- Goal of the exercise:
Repeat only the lines below that run from the line with "Recreate this image as a Python" to the line with "ax.bar(x, values, width=0.4, color='#4F81BD', zorder=3)", ends included; skip every picture.
==== Supplied records ====
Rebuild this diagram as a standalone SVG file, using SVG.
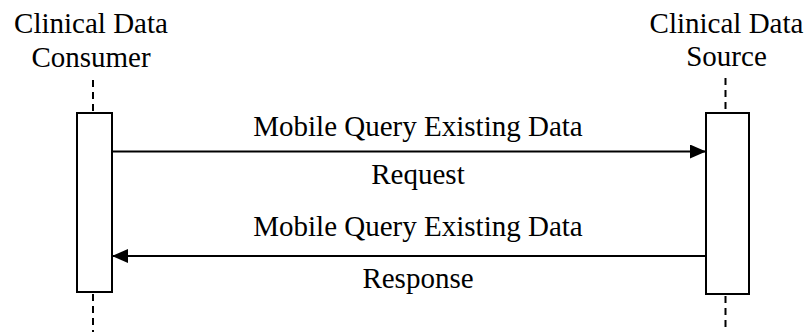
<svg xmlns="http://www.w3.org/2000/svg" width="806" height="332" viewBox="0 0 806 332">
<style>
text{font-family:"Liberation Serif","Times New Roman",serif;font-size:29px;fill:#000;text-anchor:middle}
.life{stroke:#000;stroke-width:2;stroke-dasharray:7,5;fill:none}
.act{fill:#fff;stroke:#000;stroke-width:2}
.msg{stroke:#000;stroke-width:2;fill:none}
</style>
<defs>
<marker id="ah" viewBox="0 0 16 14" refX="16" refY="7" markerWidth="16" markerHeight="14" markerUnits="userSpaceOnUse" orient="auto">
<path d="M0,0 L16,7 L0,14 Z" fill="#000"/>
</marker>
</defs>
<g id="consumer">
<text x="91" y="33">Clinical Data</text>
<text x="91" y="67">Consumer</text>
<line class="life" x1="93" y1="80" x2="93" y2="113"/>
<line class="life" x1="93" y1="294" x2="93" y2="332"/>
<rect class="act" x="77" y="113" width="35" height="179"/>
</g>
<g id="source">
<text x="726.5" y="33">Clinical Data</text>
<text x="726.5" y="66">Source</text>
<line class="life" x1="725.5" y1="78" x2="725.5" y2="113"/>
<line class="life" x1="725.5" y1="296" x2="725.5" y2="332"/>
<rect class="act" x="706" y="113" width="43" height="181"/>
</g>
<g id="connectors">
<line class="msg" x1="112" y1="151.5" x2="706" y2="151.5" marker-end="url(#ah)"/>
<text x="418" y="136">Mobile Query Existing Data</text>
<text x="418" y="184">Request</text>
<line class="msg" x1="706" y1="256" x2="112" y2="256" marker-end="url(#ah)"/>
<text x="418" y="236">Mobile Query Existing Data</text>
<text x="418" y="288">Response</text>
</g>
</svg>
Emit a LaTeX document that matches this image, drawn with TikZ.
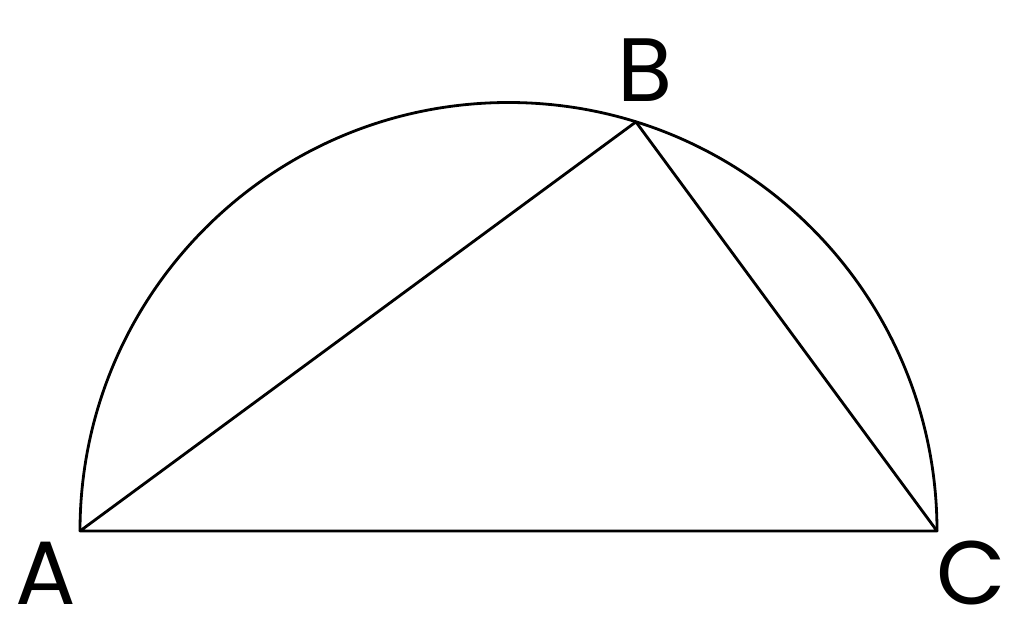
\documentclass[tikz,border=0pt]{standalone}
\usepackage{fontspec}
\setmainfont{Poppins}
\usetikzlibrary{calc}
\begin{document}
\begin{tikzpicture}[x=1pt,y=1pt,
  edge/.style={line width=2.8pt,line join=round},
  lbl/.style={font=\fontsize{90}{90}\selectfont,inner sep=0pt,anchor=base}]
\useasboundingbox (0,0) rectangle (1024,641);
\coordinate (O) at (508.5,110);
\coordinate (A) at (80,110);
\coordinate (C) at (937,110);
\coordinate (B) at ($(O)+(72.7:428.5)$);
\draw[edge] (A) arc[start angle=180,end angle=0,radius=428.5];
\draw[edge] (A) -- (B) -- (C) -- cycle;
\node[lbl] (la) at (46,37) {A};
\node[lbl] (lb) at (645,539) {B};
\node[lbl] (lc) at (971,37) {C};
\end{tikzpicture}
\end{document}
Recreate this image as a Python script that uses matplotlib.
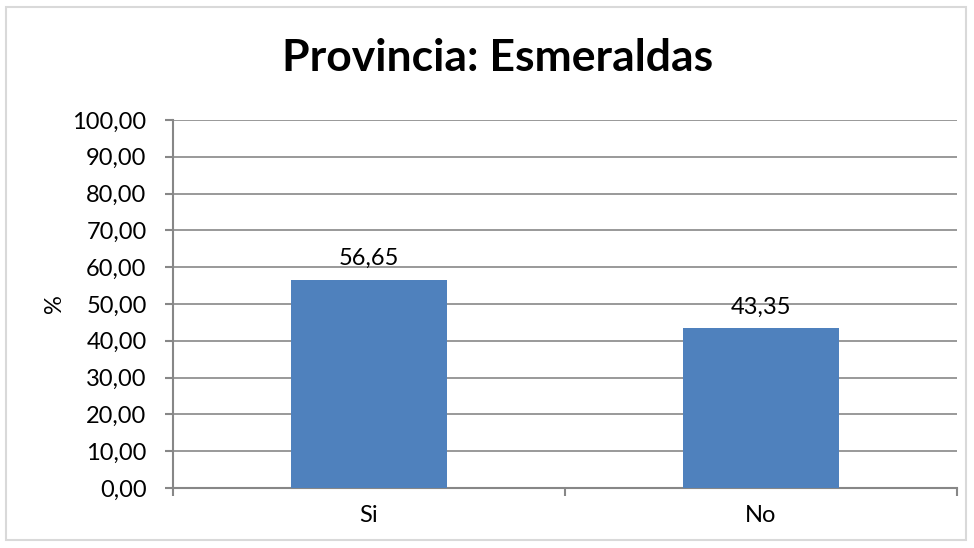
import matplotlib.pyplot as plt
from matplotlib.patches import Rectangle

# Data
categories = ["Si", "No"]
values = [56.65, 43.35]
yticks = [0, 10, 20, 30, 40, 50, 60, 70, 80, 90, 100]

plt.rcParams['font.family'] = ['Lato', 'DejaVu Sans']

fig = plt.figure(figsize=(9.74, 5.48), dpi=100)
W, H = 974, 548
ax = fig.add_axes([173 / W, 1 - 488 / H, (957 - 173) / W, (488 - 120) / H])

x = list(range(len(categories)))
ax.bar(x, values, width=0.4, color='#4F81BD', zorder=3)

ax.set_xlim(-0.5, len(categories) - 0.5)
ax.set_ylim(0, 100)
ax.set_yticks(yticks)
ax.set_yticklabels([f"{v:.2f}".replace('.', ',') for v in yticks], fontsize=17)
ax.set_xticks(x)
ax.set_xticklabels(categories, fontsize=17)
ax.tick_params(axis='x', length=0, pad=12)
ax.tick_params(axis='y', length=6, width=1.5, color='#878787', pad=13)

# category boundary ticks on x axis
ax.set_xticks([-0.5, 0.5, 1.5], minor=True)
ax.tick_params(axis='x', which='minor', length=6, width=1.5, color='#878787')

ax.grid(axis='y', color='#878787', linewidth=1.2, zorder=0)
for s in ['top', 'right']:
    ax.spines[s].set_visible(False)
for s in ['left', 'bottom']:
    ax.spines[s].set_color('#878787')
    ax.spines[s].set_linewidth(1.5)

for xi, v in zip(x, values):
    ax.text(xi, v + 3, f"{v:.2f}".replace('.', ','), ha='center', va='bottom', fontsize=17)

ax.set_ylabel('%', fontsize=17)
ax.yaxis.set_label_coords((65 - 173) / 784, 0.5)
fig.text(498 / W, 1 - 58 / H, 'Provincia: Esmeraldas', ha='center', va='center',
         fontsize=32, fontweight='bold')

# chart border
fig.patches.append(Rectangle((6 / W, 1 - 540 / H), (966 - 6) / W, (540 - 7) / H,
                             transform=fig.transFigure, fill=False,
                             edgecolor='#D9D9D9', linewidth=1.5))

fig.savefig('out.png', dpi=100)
====
==== Supplied records ====
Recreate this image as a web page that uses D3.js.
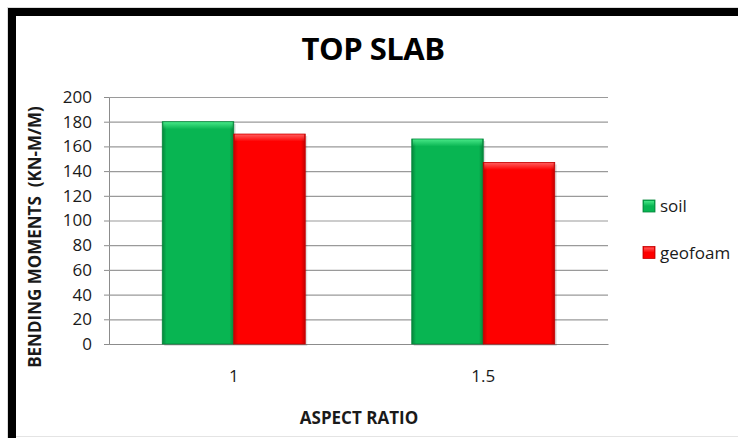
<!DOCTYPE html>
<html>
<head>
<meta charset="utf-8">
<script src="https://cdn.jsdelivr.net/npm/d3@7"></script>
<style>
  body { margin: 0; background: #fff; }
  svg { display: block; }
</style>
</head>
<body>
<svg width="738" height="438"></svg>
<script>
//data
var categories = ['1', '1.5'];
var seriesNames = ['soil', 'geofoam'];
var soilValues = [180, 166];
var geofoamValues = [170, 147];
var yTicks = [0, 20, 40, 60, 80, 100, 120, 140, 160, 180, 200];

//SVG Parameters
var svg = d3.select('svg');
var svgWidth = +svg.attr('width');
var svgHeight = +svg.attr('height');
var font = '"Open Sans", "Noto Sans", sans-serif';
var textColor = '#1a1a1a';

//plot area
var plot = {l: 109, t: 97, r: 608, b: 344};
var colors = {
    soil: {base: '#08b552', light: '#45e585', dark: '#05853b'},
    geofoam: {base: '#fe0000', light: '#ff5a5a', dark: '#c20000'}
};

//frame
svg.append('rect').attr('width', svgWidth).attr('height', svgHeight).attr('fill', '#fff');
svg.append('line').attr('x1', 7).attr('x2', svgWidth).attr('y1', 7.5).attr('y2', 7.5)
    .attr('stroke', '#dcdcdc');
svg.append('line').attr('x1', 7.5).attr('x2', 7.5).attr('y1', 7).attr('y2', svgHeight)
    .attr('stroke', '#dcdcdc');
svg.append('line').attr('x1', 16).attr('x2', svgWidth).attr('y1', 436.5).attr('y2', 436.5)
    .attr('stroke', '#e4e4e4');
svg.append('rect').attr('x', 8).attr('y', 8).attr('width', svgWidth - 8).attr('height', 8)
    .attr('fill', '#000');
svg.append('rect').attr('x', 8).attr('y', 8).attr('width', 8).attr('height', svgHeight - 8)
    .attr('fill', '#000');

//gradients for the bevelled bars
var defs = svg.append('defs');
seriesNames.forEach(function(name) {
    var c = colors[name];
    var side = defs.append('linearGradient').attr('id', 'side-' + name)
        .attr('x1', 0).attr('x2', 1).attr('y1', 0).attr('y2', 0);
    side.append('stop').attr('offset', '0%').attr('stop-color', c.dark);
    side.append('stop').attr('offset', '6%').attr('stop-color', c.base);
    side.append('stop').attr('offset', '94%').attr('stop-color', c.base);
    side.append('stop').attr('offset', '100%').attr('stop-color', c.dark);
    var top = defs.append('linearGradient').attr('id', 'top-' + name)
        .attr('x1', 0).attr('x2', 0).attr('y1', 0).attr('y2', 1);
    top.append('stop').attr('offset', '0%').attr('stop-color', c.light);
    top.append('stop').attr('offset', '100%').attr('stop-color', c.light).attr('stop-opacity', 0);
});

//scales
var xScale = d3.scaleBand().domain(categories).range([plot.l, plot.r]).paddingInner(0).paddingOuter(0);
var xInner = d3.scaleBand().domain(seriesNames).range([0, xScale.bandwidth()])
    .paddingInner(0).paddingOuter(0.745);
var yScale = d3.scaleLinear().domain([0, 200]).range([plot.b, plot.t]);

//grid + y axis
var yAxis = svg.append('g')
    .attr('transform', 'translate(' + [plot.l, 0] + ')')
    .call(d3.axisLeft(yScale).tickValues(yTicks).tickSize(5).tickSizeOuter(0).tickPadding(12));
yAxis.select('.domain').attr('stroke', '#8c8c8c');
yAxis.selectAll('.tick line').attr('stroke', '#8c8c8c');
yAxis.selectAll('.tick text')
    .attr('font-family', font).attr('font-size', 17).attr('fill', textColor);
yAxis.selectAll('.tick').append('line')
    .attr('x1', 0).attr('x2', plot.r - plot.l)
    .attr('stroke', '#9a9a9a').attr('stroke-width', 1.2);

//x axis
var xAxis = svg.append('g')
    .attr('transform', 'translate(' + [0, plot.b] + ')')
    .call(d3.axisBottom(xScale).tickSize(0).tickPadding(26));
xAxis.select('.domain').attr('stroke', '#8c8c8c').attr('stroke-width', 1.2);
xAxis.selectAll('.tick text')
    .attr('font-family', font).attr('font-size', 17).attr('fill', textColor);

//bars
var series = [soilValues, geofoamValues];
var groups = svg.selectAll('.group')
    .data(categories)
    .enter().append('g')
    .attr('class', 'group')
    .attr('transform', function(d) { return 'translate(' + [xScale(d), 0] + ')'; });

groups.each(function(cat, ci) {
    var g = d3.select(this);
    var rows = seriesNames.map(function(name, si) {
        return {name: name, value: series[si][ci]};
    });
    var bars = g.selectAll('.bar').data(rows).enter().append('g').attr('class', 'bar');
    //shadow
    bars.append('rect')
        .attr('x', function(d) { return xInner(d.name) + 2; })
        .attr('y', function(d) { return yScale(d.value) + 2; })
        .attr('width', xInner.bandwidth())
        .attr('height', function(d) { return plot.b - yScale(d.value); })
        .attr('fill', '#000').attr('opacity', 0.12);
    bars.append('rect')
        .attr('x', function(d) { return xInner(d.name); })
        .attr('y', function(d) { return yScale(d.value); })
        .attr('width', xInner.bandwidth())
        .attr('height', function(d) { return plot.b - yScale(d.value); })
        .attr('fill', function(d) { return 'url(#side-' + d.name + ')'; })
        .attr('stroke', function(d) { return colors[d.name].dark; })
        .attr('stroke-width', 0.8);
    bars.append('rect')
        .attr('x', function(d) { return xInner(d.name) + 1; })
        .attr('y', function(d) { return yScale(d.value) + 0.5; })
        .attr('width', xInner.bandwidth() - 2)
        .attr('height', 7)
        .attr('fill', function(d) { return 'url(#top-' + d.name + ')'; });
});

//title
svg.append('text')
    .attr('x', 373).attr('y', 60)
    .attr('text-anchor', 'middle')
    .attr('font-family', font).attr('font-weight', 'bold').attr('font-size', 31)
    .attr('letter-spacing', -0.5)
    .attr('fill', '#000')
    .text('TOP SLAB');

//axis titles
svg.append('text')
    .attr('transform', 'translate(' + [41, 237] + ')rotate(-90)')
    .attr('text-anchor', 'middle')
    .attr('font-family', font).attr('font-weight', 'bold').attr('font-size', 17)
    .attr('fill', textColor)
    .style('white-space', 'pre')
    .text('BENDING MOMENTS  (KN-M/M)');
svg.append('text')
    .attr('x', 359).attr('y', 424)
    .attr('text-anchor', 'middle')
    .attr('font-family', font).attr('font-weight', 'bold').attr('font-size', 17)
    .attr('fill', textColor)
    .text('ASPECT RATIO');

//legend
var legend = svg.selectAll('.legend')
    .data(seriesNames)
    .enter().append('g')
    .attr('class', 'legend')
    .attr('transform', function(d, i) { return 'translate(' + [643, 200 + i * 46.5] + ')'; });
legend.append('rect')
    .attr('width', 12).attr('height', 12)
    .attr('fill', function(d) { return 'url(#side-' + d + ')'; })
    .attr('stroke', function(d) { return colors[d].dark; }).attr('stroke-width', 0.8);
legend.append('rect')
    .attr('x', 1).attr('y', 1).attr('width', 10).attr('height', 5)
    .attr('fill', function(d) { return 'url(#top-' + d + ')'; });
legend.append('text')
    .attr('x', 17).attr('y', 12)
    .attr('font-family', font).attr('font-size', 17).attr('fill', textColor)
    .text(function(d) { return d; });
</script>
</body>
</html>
====
- Response to the task:
Recreate this image as a Python script that uses matplotlib.
import matplotlib.pyplot as plt
from matplotlib.patches import Rectangle

# Data
categories = ["Si", "No"]
values = [56.65, 43.35]
yticks = [0, 10, 20, 30, 40, 50, 60, 70, 80, 90, 100]

plt.rcParams['font.family'] = ['Lato', 'DejaVu Sans']

fig = plt.figure(figsize=(9.74, 5.48), dpi=100)
W, H = 974, 548
ax = fig.add_axes([173 / W, 1 - 488 / H, (957 - 173) / W, (488 - 120) / H])

x = list(range(len(categories)))
ax.bar(x, values, width=0.4, color='#4F81BD', zorder=3)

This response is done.